__Information supplied__.
= = = = =

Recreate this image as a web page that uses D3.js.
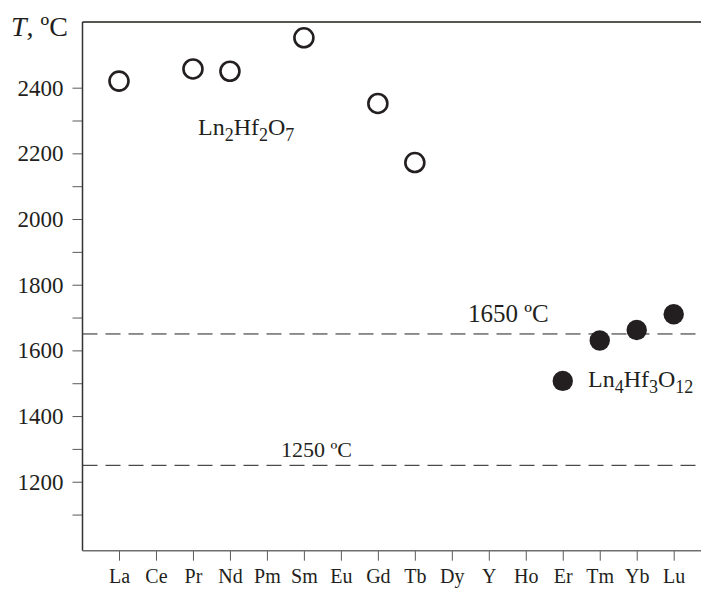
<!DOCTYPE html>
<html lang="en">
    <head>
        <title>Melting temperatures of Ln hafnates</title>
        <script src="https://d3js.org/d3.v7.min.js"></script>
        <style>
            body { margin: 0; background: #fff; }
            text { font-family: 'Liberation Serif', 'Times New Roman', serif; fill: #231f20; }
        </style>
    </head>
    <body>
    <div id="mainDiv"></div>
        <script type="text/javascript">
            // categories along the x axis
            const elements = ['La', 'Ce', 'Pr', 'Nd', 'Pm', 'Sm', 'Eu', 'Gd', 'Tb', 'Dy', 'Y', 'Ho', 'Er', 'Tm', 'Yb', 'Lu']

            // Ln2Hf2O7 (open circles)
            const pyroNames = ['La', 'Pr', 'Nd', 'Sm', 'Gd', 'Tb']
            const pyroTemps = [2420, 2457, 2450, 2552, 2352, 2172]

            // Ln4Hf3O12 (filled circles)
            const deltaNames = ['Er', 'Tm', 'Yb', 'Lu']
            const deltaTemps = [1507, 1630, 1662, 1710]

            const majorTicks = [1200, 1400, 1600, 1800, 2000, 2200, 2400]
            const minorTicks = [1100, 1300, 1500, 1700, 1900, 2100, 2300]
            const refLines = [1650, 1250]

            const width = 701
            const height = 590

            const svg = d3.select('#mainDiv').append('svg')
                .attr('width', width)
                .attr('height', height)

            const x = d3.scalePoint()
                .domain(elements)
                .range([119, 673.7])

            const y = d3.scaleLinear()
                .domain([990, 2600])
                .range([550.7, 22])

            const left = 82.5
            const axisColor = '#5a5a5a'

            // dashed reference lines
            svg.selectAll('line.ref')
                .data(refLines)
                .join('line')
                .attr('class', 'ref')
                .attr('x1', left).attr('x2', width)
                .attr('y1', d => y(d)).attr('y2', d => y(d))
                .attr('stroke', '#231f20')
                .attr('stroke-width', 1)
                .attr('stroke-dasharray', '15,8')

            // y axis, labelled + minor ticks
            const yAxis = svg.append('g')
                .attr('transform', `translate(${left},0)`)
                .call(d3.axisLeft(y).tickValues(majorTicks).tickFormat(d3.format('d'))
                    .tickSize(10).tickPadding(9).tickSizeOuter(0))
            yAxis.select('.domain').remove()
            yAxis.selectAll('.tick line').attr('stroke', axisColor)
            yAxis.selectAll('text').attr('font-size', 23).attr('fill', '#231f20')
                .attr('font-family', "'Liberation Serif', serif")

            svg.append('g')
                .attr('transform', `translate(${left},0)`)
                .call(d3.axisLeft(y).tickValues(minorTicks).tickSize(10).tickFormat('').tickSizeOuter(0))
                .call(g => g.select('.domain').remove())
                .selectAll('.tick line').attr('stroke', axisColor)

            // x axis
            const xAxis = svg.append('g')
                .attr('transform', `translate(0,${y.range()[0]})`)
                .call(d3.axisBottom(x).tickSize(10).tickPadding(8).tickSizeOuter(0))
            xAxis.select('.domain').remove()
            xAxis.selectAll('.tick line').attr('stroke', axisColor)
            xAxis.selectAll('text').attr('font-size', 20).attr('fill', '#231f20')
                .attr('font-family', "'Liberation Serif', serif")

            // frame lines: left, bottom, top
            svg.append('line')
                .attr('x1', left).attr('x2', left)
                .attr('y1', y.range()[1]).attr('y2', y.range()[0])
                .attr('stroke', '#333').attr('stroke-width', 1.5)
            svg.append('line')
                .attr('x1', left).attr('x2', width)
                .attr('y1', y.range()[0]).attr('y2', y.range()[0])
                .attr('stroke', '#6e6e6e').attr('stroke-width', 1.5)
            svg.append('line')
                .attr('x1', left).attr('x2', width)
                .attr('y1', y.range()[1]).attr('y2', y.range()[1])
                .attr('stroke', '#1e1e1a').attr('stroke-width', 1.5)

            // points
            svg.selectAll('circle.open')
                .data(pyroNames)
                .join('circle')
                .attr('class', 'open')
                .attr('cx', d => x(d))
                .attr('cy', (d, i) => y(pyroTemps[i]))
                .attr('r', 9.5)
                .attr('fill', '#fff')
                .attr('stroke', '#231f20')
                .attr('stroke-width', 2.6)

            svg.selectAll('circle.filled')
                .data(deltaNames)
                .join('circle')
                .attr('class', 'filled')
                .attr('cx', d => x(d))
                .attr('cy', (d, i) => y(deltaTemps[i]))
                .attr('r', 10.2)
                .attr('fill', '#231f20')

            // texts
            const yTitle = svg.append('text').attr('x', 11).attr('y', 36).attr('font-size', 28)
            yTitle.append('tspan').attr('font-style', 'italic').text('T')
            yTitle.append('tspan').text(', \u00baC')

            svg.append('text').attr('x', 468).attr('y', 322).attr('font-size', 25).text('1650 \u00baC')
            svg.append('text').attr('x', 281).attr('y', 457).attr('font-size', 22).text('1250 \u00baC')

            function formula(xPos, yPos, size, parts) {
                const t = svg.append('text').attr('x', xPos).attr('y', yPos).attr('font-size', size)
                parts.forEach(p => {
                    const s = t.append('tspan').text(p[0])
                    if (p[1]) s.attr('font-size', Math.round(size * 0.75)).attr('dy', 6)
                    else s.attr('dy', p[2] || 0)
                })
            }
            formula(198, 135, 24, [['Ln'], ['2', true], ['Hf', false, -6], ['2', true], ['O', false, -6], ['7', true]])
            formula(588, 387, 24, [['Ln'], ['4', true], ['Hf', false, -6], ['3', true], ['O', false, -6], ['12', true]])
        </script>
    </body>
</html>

= = = = =

__Short exercise__. Output the lines above in full and exactly as given, omitting any pictures.

__Completed task__.
Recreate this image as a web page that uses D3.js.
<!DOCTYPE html>
<html lang="en">
    <head>
        <title>Melting temperatures of Ln hafnates</title>
        <script src="https://d3js.org/d3.v7.min.js"></script>
        <style>
            body { margin: 0; background: #fff; }
            text { font-family: 'Liberation Serif', 'Times New Roman', serif; fill: #231f20; }
        </style>
    </head>
    <body>
    <div id="mainDiv"></div>
        <script type="text/javascript">
            // categories along the x axis
            const elements = ['La', 'Ce', 'Pr', 'Nd', 'Pm', 'Sm', 'Eu', 'Gd', 'Tb', 'Dy', 'Y', 'Ho', 'Er', 'Tm', 'Yb', 'Lu']

            // Ln2Hf2O7 (open circles)
            const pyroNames = ['La', 'Pr', 'Nd', 'Sm', 'Gd', 'Tb']
            const pyroTemps = [2420, 2457, 2450, 2552, 2352, 2172]

            // Ln4Hf3O12 (filled circles)
            const deltaNames = ['Er', 'Tm', 'Yb', 'Lu']
            const deltaTemps = [1507, 1630, 1662, 1710]

            const majorTicks = [1200, 1400, 1600, 1800, 2000, 2200, 2400]
            const minorTicks = [1100, 1300, 1500, 1700, 1900, 2100, 2300]
            const refLines = [1650, 1250]

            const width = 701
            const height = 590

            const svg = d3.select('#mainDiv').append('svg')
                .attr('width', width)
                .attr('height', height)

            const x = d3.scalePoint()
                .domain(elements)
                .range([119, 673.7])

            const y = d3.scaleLinear()
                .domain([990, 2600])
                .range([550.7, 22])

            const left = 82.5
            const axisColor = '#5a5a5a'

            // dashed reference lines
            svg.selectAll('line.ref')
                .data(refLines)
                .join('line')
                .attr('class', 'ref')
                .attr('x1', left).attr('x2', width)
                .attr('y1', d => y(d)).attr('y2', d => y(d))
                .attr('stroke', '#231f20')
                .attr('stroke-width', 1)
                .attr('stroke-dasharray', '15,8')

            // y axis, labelled + minor ticks
            const yAxis = svg.append('g')
                .attr('transform', `translate(${left},0)`)
                .call(d3.axisLeft(y).tickValues(majorTicks).tickFormat(d3.format('d'))
                    .tickSize(10).tickPadding(9).tickSizeOuter(0))
            yAxis.select('.domain').remove()
            yAxis.selectAll('.tick line').attr('stroke', axisColor)
            yAxis.selectAll('text').attr('font-size', 23).attr('fill', '#231f20')
                .attr('font-family', "'Liberation Serif', serif")

            svg.append('g')
                .attr('transform', `translate(${left},0)`)
                .call(d3.axisLeft(y).tickValues(minorTicks).tickSize(10).tickFormat('').tickSizeOuter(0))
                .call(g => g.select('.domain').remove())
                .selectAll('.tick line').attr('stroke', axisColor)

            // x axis
            const xAxis = svg.append('g')
                .attr('transform', `translate(0,${y.range()[0]})`)
                .call(d3.axisBottom(x).tickSize(10).tickPadding(8).tickSizeOuter(0))
            xAxis.select('.domain').remove()
            xAxis.selectAll('.tick line').attr('stroke', axisColor)
            xAxis.selectAll('text').attr('font-size', 20).attr('fill', '#231f20')
                .attr('font-family', "'Liberation Serif', serif")

            // frame lines: left, bottom, top
            svg.append('line')
                .attr('x1', left).attr('x2', left)
                .attr('y1', y.range()[1]).attr('y2', y.range()[0])
                .attr('stroke', '#333').attr('stroke-width', 1.5)
            svg.append('line')
                .attr('x1', left).attr('x2', width)
                .attr('y1', y.range()[0]).attr('y2', y.range()[0])
                .attr('stroke', '#6e6e6e').attr('stroke-width', 1.5)
            svg.append('line')
                .attr('x1', left).attr('x2', width)
                .attr('y1', y.range()[1]).attr('y2', y.range()[1])
                .attr('stroke', '#1e1e1a').attr('stroke-width', 1.5)

            // points
            svg.selectAll('circle.open')
                .data(pyroNames)
                .join('circle')
                .attr('class', 'open')
                .attr('cx', d => x(d))
                .attr('cy', (d, i) => y(pyroTemps[i]))
                .attr('r', 9.5)
                .attr('fill', '#fff')
                .attr('stroke', '#231f20')
                .attr('stroke-width', 2.6)

            svg.selectAll('circle.filled')
                .data(deltaNames)
                .join('circle')
                .attr('class', 'filled')
                .attr('cx', d => x(d))
                .attr('cy', (d, i) => y(deltaTemps[i]))
                .attr('r', 10.2)
                .attr('fill', '#231f20')

            // texts
            const yTitle = svg.append('text').attr('x', 11).attr('y', 36).attr('font-size', 28)
            yTitle.append('tspan').attr('font-style', 'italic').text('T')
            yTitle.append('tspan').text(', \u00baC')

            svg.append('text').attr('x', 468).attr('y', 322).attr('font-size', 25).text('1650 \u00baC')
            svg.append('text').attr('x', 281).attr('y', 457).attr('font-size', 22).text('1250 \u00baC')

            function formula(xPos, yPos, size, parts) {
                const t = svg.append('text').attr('x', xPos).attr('y', yPos).attr('font-size', size)
                parts.forEach(p => {
                    const s = t.append('tspan').text(p[0])
                    if (p[1]) s.attr('font-size', Math.round(size * 0.75)).attr('dy', 6)
                    else s.attr('dy', p[2] || 0)
                })
            }
            formula(198, 135, 24, [['Ln'], ['2', true], ['Hf', false, -6], ['2', true], ['O', false, -6], ['7', true]])
            formula(588, 387, 24, [['Ln'], ['4', true], ['Hf', false, -6], ['3', true], ['O', false, -6], ['12', true]])
        </script>
    </body>
</html>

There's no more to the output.